First, while Android runs on 75 percent of mobile devices worldwide, not all of those devices use Google services like backup. None of the Android phones in China, for example — which is a lot of phones. It’s lazy to conflate Android phones with Google Android phones.

Second, I wasn’t aware of this until today. And it makes iCloud’s lack of backup encryption look bad.

[…]

Not sure why the Department of Justice isn’t publicly complaining about this.

Rosyna Keller:

[Google] App Data backups are limited to 25MB per app, anything over isn’t backed up.

Alex Stamos:

What we really need is a detailed accounting of what data is available to the governments of the United States and the People’s Republic of China and under what circumstances. Apple continues to obfuscate by using “encryption” when they mean “encrypted with a key we hold”.

See also: TidBITS Talk, Bruce Schneier, Rene Ritchie, The Talk Show.

10 Comments RSS · Twitter

Something no one has mentioned is the fact that using local iTunes backups to your Mac opens a backdoor to your iPhone. When you plug the device in and say "Trust," a key exchange takes place between Mac and iPhone. If compromised, the key stored on the Mac can be used to bypass the iPhone's security measures.

Apple makes it completely impossible to either know this or for a normal user to delete this keypair. How do you do it? Settings->General->Reset->Reset Location & Privacy.

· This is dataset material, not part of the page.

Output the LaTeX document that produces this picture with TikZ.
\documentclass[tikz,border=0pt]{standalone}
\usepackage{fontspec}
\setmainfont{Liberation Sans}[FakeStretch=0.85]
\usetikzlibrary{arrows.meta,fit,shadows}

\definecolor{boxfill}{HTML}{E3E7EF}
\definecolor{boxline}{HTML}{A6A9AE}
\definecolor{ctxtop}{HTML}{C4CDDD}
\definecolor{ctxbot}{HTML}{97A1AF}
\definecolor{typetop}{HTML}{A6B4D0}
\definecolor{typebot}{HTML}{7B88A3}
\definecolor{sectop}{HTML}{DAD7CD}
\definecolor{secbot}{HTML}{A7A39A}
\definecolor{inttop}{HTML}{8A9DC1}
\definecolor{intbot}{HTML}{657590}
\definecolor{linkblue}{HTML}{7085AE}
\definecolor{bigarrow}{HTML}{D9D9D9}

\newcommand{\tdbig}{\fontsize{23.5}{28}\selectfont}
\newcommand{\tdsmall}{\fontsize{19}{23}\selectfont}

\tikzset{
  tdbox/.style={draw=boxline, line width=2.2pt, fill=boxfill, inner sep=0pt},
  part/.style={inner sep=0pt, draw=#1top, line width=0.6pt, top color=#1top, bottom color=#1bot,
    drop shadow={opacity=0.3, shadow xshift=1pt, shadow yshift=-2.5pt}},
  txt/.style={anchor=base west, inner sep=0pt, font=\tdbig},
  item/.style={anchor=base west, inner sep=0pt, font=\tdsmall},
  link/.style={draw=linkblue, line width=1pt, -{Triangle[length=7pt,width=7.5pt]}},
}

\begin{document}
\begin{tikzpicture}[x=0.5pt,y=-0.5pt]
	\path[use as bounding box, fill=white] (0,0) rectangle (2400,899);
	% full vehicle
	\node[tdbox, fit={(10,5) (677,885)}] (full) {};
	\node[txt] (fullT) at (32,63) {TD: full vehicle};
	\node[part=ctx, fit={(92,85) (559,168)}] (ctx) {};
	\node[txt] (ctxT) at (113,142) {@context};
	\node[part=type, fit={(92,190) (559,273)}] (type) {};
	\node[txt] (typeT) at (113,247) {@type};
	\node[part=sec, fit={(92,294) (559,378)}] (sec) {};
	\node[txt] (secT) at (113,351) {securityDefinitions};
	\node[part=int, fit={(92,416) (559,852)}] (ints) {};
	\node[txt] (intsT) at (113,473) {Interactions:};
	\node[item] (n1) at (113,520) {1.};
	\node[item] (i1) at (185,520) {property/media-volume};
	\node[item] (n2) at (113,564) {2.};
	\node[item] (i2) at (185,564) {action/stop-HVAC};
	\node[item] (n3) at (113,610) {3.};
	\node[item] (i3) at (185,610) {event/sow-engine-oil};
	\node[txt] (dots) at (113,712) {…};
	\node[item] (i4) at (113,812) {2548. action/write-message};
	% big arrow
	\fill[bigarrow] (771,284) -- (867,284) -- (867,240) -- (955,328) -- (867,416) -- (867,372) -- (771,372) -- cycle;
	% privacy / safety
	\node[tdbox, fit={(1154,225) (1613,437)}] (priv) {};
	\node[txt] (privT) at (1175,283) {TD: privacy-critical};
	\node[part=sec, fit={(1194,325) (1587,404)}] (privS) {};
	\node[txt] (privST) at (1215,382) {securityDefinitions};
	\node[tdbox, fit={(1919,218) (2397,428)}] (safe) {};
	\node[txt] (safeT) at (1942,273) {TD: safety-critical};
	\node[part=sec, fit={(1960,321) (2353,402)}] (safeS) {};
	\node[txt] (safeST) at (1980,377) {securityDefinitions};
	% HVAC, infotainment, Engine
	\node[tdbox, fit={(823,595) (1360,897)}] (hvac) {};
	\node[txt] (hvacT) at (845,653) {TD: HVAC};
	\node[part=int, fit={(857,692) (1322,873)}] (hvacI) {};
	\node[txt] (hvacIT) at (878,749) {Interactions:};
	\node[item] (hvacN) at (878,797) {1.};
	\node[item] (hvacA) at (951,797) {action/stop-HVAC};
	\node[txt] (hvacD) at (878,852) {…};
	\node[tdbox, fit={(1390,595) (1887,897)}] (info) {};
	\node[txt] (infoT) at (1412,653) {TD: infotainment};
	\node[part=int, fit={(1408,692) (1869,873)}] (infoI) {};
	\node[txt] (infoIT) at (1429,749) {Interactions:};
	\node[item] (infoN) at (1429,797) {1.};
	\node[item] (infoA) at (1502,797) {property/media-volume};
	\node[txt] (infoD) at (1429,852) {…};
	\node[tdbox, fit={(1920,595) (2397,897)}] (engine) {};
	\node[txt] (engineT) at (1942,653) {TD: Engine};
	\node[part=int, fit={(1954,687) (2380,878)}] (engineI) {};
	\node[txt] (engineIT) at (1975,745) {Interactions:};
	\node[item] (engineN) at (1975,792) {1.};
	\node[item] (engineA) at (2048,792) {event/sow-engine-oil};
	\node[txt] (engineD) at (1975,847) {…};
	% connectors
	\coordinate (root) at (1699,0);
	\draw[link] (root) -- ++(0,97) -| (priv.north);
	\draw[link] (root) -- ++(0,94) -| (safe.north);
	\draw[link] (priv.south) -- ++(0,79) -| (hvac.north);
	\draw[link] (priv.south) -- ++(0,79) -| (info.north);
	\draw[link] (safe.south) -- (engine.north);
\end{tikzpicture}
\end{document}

Another point on data at rest: people are learning for the first time today that Apple scans images for hashes of known images tied to criminal investigations. What no one thinks about is that–because Apple chose to "de-duplicate" data at rest to save money on storage, if ten people download a public PDF and store it on iCloud, Apple only stores one copy of that PDF on their servers.

This means that *any* file you store of questionable nature can be linked to you personally __without a court order specifically targeting you based on probable cause.__ The Feds effecively indict files, give companies like Apple & Dropbox the hashes, and Apple is compelled to hand over the personal information of any user who has uploaded that file to the cloud.

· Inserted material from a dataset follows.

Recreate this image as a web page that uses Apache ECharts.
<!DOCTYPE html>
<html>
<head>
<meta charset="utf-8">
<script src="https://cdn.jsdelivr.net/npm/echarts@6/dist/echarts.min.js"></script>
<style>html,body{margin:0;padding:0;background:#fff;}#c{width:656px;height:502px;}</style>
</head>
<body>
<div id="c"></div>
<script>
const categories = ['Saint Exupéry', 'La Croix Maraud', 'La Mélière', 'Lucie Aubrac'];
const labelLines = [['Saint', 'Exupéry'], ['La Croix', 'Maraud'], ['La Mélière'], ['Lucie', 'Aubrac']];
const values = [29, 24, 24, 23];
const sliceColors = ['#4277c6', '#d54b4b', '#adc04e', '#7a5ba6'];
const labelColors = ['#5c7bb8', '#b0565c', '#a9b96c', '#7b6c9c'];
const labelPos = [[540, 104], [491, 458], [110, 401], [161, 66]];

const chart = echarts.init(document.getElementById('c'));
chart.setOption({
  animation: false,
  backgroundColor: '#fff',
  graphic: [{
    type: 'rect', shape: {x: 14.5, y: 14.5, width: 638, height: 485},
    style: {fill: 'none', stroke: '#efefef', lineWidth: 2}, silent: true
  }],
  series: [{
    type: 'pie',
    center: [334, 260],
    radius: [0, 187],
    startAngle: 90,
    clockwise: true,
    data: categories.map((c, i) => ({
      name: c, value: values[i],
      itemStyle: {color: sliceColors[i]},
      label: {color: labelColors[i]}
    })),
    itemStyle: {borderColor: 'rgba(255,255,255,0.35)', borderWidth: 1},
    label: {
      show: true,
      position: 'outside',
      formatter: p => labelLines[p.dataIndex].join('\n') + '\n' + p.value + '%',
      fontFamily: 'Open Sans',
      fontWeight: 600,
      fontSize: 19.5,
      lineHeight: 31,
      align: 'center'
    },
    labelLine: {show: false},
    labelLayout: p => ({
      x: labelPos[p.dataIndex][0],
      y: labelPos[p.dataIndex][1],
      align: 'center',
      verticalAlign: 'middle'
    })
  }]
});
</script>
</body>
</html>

>Why does Apple have a master key? Because people forget their passwords every day.

That does not seem plausible to me. Does Apple actually provide the service of allowing people to access iCloud backups where users forgot the password? How often does this happen? If I call Apple now and tell them that I lost my iCloud password, what exactly will they do?

Regular folk forget passwords all the time.

Peopla who forgot their password can get it reset by Apple - they do so with a series of security questions which is how those celebrities got hacked as the questions used to be ones that could be known or researched for famous people listed on wikipedia (first school attended etc) I gather they are more random now.

I use local backup as I start the day at my desktop Mac so why not plug in the phone to charge and back-up at the same time. Back-up is encrypted mainly to have all the login passwords backed-up as well - so it's a win-win-win.

I have been writing this everywhere. We need iOS Time Capsule. That is Simple, Plug and Play Set up. And for advance user they should be given the option to upload their encrypted backup to the cloud as Off Site Backup.For a price.

I get it, FBI wants certain access to information. Then get a court order to come to my house and get that encrypted Data from me. It doesn't need to go through Apple.

>Peopla who forgot their password can get it reset by Apple - they do so with a series of security questions

I'm actually genuinely unaware of how this works, since I'm not using Apple's cloud stuff anymore. The password for the iCloud account is also used to encrypt the backup? There's no way to define a separate key for the encryption of the backup?

@Lukas Right, there’s just one password for everything in iCloud.

OK, then I get why there needs to be a way to reset the password. But that seems like a design flaw. It seems to me that the password for logging into the service, and the key to encrypt data that ends up being stored on that service, should be two different things, at least as an option if people decide that they want a separate encryption key.

[…] Walt Mossberg from 2016: Mossberg: The iCloud loophole and Daring Fireball: Regarding Reuters’s Report That Apple Dropped Plan for Encrypting iCloud Backups See also Michael Tsai’s roundup: Apple Dropped Plans for End-to-End Encrypted iCloud Backups After FBI Objected […]

Would be nice if Apple would implement into iOS Files the same utility as macOS has, to create and to view the content of AES encrypted DMG folders on iCloud Drive.
No more problem with "lost" passwords as the responsibility will be exclusively related to iCloud Drive user.